**Problem description:**
Extract, from the listing that follows, each line containing the word "this".

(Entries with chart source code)
★ ★ ★ ★ ★ ★ ★
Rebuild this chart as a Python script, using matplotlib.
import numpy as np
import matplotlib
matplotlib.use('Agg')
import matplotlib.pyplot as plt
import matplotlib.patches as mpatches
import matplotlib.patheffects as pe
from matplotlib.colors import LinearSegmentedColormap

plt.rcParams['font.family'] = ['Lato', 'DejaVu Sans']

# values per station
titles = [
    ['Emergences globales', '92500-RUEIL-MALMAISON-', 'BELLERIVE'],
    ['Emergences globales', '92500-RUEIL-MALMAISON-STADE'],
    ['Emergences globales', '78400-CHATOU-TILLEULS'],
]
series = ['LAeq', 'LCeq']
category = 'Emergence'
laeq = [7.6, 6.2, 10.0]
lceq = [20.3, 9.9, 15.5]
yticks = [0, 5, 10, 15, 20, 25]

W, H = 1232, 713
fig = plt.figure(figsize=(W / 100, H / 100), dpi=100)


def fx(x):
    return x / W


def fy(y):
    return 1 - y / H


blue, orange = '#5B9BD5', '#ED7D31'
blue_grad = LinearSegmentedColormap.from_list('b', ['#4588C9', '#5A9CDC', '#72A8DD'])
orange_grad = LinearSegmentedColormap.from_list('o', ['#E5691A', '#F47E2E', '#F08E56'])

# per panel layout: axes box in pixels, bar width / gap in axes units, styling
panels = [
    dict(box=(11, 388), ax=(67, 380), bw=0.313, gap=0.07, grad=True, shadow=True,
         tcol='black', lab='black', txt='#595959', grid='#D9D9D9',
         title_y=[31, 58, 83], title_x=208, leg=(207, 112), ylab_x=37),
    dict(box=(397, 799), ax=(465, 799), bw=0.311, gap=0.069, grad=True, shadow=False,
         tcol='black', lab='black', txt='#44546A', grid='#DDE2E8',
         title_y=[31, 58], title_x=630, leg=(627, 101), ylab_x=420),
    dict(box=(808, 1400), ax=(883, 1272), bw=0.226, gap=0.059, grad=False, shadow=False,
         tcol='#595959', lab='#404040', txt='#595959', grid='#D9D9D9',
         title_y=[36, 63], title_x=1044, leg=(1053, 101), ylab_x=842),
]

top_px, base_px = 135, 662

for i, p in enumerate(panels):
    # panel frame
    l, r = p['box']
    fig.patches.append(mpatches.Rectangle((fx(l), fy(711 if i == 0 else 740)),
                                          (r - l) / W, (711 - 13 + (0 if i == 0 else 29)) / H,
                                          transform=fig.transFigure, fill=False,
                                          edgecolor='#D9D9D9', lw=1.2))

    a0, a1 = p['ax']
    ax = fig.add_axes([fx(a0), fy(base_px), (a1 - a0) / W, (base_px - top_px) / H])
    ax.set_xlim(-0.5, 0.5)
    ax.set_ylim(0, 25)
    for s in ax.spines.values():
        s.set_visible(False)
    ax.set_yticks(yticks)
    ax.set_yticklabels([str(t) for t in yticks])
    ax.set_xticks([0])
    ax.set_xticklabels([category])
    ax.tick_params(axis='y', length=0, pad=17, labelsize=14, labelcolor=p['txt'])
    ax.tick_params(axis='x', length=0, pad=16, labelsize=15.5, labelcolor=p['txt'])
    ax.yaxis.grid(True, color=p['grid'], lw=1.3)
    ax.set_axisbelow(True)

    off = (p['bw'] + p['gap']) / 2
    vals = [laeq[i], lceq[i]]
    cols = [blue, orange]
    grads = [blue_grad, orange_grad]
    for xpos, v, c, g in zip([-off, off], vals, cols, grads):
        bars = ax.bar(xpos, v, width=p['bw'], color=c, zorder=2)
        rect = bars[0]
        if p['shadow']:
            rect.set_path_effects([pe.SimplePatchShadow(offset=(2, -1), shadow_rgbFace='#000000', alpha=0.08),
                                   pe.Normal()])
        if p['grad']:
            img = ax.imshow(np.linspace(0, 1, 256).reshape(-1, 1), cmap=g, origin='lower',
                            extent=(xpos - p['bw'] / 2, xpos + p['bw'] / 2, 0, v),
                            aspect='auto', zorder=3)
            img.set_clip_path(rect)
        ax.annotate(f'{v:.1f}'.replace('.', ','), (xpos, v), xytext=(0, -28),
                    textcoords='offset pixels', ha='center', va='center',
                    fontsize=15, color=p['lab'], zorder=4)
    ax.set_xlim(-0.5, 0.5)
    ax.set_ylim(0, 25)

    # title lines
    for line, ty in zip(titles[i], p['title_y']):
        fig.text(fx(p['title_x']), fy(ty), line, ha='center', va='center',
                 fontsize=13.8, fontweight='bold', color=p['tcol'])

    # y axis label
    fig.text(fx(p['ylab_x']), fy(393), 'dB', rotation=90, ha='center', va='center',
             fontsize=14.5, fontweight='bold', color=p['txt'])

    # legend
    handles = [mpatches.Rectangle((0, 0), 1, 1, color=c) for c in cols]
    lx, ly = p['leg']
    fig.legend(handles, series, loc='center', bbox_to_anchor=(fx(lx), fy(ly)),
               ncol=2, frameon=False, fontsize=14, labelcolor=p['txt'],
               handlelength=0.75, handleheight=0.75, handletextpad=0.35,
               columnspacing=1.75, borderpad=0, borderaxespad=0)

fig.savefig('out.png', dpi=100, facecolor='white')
★ ★ ★ ★ ★ ★ ★
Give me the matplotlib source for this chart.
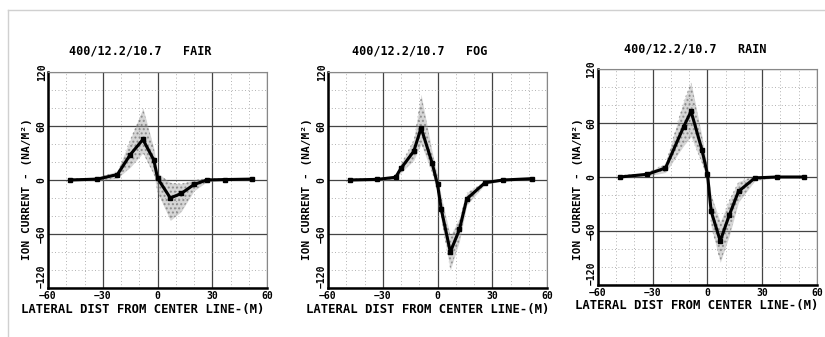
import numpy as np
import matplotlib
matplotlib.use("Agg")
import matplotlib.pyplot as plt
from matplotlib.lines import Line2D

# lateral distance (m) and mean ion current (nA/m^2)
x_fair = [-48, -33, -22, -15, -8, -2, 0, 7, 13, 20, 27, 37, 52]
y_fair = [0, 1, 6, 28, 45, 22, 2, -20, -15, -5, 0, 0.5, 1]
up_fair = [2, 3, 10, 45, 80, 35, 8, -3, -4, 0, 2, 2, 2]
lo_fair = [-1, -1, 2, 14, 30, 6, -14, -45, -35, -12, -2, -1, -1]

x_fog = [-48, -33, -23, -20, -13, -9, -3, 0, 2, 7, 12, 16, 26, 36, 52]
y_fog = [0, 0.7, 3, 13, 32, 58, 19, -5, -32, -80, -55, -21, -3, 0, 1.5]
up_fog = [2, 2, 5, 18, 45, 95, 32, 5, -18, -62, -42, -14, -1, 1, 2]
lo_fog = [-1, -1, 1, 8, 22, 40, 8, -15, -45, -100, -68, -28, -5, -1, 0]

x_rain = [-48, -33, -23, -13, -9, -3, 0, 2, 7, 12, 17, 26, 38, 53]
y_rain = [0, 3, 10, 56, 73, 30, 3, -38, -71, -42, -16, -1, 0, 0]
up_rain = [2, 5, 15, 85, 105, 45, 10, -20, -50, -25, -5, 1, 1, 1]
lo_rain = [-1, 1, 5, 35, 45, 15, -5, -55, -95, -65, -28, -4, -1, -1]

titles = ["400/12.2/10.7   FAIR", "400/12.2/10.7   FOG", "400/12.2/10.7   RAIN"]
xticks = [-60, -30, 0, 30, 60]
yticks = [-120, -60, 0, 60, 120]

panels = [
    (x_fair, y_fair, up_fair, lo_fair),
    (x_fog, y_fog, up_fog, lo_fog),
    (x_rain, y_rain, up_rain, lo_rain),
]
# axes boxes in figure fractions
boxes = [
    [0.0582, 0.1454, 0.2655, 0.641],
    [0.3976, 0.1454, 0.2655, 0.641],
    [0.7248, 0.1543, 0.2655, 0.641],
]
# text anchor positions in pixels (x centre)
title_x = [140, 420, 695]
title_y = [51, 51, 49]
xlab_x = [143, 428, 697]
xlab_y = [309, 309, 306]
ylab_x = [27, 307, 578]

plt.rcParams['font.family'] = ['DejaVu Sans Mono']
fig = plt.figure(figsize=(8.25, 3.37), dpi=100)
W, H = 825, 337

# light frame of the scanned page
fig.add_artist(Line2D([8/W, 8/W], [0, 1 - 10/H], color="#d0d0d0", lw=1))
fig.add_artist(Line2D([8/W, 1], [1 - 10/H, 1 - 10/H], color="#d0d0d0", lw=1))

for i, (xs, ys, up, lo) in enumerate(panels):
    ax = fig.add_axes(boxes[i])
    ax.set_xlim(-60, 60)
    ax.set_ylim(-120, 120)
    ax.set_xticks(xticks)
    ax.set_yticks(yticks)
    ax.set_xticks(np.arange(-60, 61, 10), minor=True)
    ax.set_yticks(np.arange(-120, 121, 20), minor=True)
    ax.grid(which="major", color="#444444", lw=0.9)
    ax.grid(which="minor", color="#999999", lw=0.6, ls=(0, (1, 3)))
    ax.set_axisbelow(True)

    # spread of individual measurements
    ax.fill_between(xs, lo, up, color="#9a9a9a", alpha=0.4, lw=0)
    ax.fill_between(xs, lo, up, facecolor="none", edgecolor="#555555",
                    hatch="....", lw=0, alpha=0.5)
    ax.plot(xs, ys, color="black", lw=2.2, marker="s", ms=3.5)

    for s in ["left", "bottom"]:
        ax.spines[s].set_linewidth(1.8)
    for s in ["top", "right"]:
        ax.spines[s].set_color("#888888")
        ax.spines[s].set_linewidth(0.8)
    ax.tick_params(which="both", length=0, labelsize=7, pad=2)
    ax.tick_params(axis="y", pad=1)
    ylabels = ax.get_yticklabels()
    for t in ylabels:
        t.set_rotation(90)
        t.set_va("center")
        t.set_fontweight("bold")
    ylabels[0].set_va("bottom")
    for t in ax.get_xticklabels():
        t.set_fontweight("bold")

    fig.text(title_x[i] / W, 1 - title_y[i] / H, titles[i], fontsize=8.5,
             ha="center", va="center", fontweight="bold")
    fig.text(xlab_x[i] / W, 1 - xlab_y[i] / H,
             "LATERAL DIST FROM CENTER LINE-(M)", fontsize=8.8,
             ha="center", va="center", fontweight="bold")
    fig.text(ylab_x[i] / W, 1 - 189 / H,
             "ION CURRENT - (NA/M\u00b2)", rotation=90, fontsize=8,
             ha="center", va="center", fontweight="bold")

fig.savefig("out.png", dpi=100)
★ ★ ★ ★ ★ ★ ★
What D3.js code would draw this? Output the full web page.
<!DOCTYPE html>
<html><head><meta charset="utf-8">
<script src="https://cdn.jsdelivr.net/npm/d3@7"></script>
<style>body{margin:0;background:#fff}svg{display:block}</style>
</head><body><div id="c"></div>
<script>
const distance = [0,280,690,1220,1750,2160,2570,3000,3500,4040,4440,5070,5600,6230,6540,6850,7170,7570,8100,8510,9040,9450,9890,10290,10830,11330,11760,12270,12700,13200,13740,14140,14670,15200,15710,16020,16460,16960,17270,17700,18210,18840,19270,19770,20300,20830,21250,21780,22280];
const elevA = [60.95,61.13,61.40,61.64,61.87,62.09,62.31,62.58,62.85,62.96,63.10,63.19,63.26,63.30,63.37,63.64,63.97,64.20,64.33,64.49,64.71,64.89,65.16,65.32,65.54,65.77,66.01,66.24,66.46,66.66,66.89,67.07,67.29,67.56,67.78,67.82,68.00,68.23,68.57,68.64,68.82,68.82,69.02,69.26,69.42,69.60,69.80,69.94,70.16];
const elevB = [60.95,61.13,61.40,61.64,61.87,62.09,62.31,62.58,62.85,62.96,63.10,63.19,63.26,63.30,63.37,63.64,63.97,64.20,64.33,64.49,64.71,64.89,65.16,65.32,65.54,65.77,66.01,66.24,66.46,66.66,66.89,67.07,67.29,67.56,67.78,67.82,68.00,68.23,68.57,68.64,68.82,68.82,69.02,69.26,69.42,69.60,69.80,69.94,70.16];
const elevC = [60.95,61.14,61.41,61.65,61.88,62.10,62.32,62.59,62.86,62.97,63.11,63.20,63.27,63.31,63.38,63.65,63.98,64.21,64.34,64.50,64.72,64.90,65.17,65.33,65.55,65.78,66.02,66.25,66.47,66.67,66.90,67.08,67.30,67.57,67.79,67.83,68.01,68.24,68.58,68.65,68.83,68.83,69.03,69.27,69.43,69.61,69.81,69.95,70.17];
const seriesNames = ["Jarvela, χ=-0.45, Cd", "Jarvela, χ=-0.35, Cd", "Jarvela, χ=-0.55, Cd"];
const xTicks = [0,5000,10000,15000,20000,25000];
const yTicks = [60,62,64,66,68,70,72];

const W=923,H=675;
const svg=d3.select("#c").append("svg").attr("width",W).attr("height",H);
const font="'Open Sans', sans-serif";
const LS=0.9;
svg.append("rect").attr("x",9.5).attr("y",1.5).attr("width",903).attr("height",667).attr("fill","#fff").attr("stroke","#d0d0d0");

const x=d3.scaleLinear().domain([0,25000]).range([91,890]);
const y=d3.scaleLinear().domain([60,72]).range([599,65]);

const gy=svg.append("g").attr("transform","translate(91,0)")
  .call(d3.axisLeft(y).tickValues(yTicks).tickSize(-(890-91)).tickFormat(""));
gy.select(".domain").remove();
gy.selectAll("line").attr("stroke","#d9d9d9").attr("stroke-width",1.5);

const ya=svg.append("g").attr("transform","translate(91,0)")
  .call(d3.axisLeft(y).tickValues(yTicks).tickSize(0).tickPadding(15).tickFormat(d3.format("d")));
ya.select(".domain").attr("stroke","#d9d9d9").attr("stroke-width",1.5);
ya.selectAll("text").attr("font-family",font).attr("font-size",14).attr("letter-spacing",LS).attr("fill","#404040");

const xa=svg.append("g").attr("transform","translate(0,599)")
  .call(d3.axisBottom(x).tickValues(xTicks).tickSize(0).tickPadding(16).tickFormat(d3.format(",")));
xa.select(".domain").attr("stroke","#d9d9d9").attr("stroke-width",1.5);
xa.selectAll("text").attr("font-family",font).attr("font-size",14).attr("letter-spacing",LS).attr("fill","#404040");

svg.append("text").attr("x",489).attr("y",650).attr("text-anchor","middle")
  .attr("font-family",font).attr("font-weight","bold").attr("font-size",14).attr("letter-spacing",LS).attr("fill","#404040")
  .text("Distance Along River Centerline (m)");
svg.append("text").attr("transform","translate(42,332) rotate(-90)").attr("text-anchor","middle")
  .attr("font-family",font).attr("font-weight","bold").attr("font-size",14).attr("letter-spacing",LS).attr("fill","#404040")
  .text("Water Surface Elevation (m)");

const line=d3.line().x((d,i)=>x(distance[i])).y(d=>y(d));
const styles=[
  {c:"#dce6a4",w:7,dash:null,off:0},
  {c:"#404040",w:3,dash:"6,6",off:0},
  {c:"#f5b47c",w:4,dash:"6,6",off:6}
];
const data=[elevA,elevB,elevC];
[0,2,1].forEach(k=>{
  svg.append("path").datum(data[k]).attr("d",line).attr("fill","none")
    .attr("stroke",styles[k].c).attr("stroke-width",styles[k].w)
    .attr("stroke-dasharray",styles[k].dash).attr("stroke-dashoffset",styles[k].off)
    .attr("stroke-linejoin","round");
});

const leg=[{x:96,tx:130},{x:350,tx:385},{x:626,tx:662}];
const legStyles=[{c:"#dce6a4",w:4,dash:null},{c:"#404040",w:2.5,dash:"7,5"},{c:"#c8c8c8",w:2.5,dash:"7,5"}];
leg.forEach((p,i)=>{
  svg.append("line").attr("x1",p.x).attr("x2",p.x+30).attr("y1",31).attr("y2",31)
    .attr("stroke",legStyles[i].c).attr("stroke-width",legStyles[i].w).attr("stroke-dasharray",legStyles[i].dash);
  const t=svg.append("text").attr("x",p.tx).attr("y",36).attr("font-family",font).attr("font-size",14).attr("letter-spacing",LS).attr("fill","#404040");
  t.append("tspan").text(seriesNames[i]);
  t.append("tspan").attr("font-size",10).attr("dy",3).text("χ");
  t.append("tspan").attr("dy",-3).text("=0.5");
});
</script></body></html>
★ ★ ★ ★ ★ ★ ★
**Result:**
Rebuild this chart as a Python script, using matplotlib.
Give me the matplotlib source for this chart.
What D3.js code would draw this? Output the full web page.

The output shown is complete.